Transcriptome meta-analysis identifies immune signature comprising of RNA binding proteins in ulcerative colitis patients.

Ulcerative colitis (UC) is a persistent inflammatory illness, which is clinically categorised as Inflammatory bowel disease (IBD), affecting millions of people worldwide. The precise cause behind the pathology of the disease remains unknown. However, the involvement of multiple factors including genetic predisposition, immunological deregulations, microbiota imbalance, and environmental triggers has been suggested. Amongst all these factors, the over-active immunological response reported in UC patients seems to be a promising target for therapy. Moreover, identification of gene signatures associated with disease onset and progression would help in better understanding of the molecular mechanisms involved in the disease pathogenesis. Here, we have conducted meta-analysis of gene expression profiles of UC patient microarray datasets accessible in public databases and further validated the in-silico findings in UC patients' blood samples. Our study reveals that UC pathogenesis perturbs expression of several inflammatory genes. In addition, we report a novel gene signature comprising of TIA1 (T cell restricted intracellular antigen) and TIAR (TIA1 related protein; also known as TIAL1), which were found to be significantly downregulated in UC patients. TIA1 and TIAR are RNA-binding proteins (RBPs), which function as a translational represser by binding to ARE sequences in the 3' UTR of mRNAs encoding inflammatory mediators including cytokines. Our findings demonstrate that deletion of TIAR using gene specific siRNAs in-vitro results in enhanced production of inflammatory cytokine IL-1ß. In conclusion, the findings of this study reveal that down regulation of TIA1/TIAR genes could be responsible for UC associated inflammation. This study highlights the usefulness of the meta-analysis approach in the identification of unique gene signatures that might deliver mechanistic insights into UC pathogenesis and possibly assist in discovery of prognostic markers and therapeutic interventions.
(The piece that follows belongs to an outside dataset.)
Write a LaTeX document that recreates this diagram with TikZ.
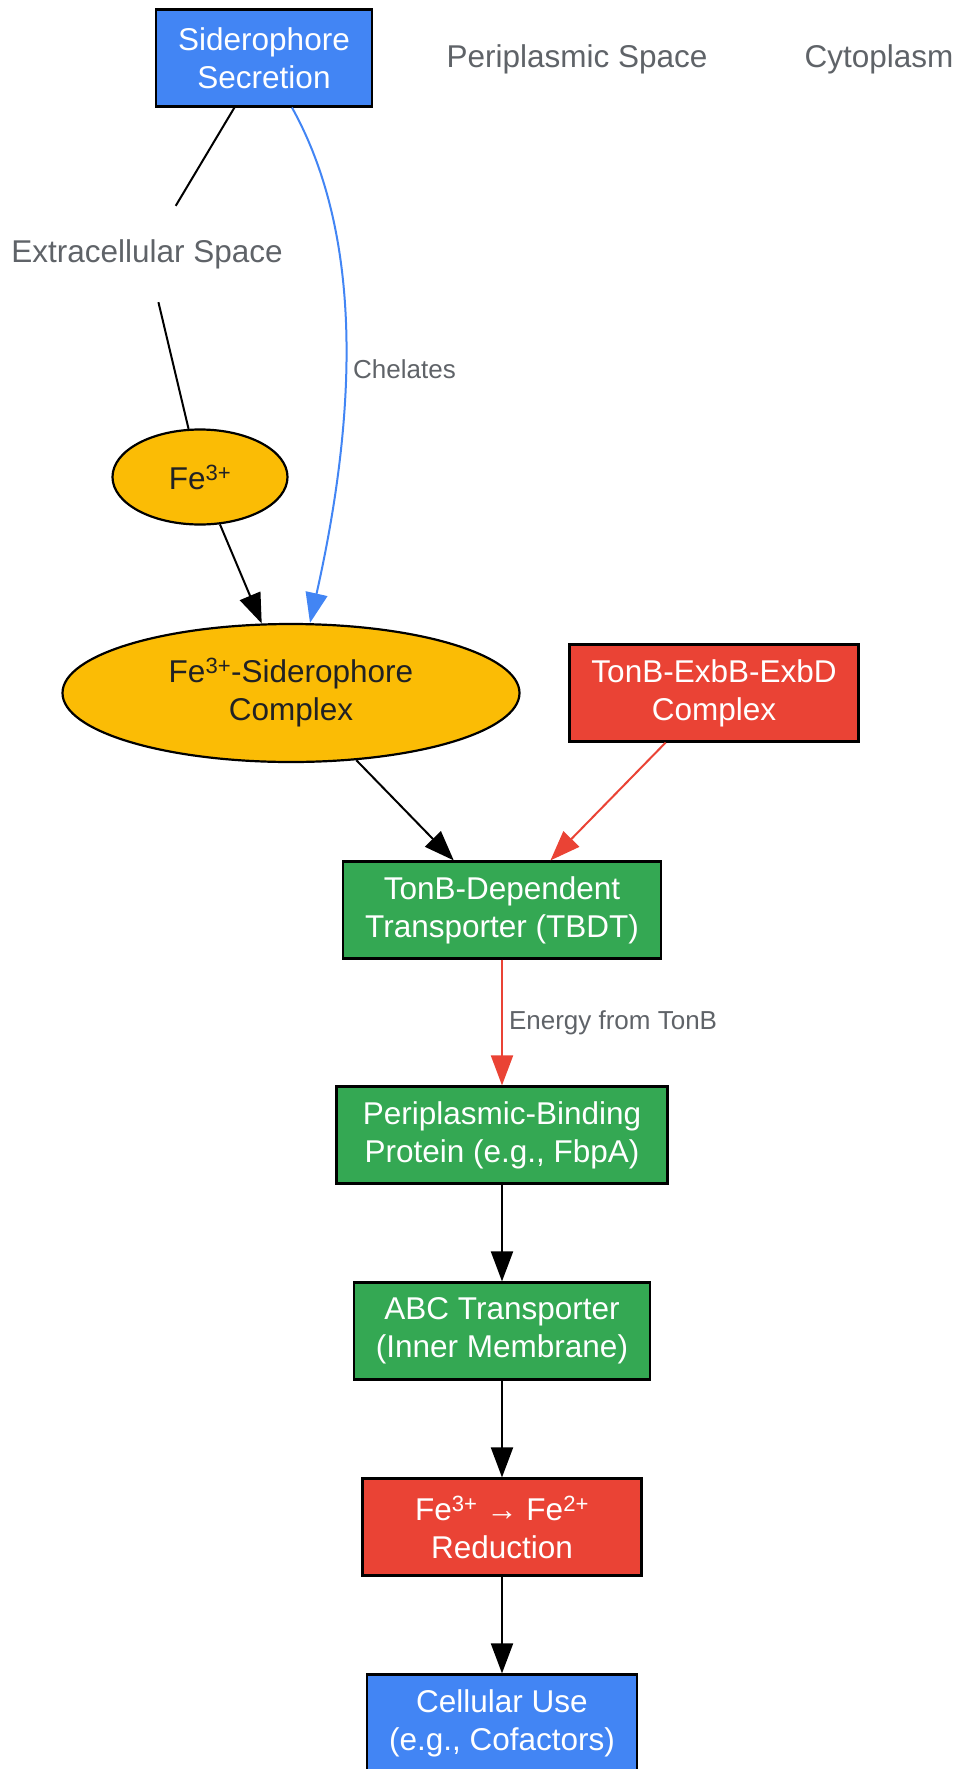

Amino acid starvation sensing dampens IL-1ß production by activating riboclustering and autophagy.

Activation of the amino acid starvation response (AAR) increases lifespan and acute stress resistance as well as regulates inflammation. However, the underlying mechanisms remain unclear. Here, we show that activation of AAR pharmacologically by Halofuginone (HF) significantly inhibits production of the proinflammatory cytokine interleukin 1ß (IL-1ß) and provides protection from intestinal inflammation in mice. HF inhibits IL-1ß through general control nonderepressible 2 kinase (GCN2)-dependent activation of the cytoprotective integrated stress response (ISR) pathway, resulting in rerouting of IL-1ß mRNA from translationally active polysomes to inactive ribocluster complexes-such as stress granules (SGs)-via recruitment of RNA-binding proteins (RBPs) T cell-restricted intracellular antigen-1(TIA-1)/TIA-1-related (TIAR), which are further cleared through induction of autophagy. GCN2 ablation resulted in reduced autophagy and SG formation, which is inversely correlated with IL-1ß production. Furthermore, HF diminishes inflammasome activation through suppression of reactive oxygen species (ROS) production. Our study unveils a novel mechanism by which IL-1ß is regulated by AAR and further suggests that administration of HF might offer an effective therapeutic intervention against inflammatory diseases.